Architect which worked on Olympic Park masterplan hits out at restrictions in BBC interview


Leading architect Allies & Morrison has become the latest firm to hit out at the ongoing Olympic marketing restrictions.

Co-founder and partner Bob Allies told BBC London News last night that his firm, which worked on the Olympic masterplan and was the design architect of the new bridges, highways and structures in the Olympic Park, was unable to effectively promote its work.

Allies told the programme that he is unable to talk at Olympic conferences and has to seek permission from the authorities before giving interviews.

He said not every firm could become an official sponsor like Atkins or Populous.

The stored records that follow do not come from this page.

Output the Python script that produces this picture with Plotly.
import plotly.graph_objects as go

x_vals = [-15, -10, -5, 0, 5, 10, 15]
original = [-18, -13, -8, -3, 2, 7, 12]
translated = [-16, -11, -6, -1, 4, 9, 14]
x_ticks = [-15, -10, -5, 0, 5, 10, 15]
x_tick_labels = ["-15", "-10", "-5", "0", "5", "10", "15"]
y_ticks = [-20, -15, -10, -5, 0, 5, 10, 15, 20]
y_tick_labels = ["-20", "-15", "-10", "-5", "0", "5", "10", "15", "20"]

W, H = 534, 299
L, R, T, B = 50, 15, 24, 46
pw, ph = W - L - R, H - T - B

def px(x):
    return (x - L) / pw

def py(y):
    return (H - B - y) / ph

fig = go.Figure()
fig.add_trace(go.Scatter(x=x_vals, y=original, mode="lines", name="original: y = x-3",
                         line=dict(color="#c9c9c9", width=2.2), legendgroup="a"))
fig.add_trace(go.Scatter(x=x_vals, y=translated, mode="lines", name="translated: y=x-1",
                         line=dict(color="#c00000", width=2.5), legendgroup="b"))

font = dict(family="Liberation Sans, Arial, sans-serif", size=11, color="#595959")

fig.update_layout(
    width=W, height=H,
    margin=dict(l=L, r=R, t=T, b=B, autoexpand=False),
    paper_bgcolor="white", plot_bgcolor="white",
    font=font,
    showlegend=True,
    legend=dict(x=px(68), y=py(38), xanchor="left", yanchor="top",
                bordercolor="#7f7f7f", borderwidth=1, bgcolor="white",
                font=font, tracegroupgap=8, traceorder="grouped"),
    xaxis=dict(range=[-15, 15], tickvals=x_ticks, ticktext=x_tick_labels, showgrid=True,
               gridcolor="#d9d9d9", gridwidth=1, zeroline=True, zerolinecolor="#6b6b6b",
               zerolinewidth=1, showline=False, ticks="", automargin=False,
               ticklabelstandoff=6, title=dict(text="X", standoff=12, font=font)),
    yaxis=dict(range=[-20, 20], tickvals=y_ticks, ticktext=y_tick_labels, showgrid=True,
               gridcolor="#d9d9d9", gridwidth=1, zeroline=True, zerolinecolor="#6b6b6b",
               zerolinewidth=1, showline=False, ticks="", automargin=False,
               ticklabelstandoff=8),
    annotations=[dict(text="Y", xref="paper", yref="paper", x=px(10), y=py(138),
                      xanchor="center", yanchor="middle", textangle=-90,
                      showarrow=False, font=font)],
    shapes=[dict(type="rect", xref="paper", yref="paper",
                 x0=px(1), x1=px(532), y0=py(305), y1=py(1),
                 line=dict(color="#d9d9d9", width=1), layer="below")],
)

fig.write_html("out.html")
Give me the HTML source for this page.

“We are one of dozens of practices, big and small and all sorts of different kinds, who have contributed to the Olympics,” he said. “We can’t all do that [become sponsors] so in the end, that important thing is that all of those practices simply have the ability to present what they have done and take advantage of it.”

Atkins’ London 2012 project director Mike McNicholas told the BBC that the firm was reaping huge benefits from its Olympic work and sponsorship including the £70m transport and infrastructure contract it won in Qatar in January.

Since the start of this year, Building has used its 2012 campaign to highlight complaints from firms that the No Marketing Rights Protocol, enforced by the London Organisting Committee of the Olympic and Paralympic Games (Locog) has prevented them getting due credit for their Olympic achievements.

The issue has hit headlines around the world in recent months and has been taken up RIBA and the Institution of Structural Engineers.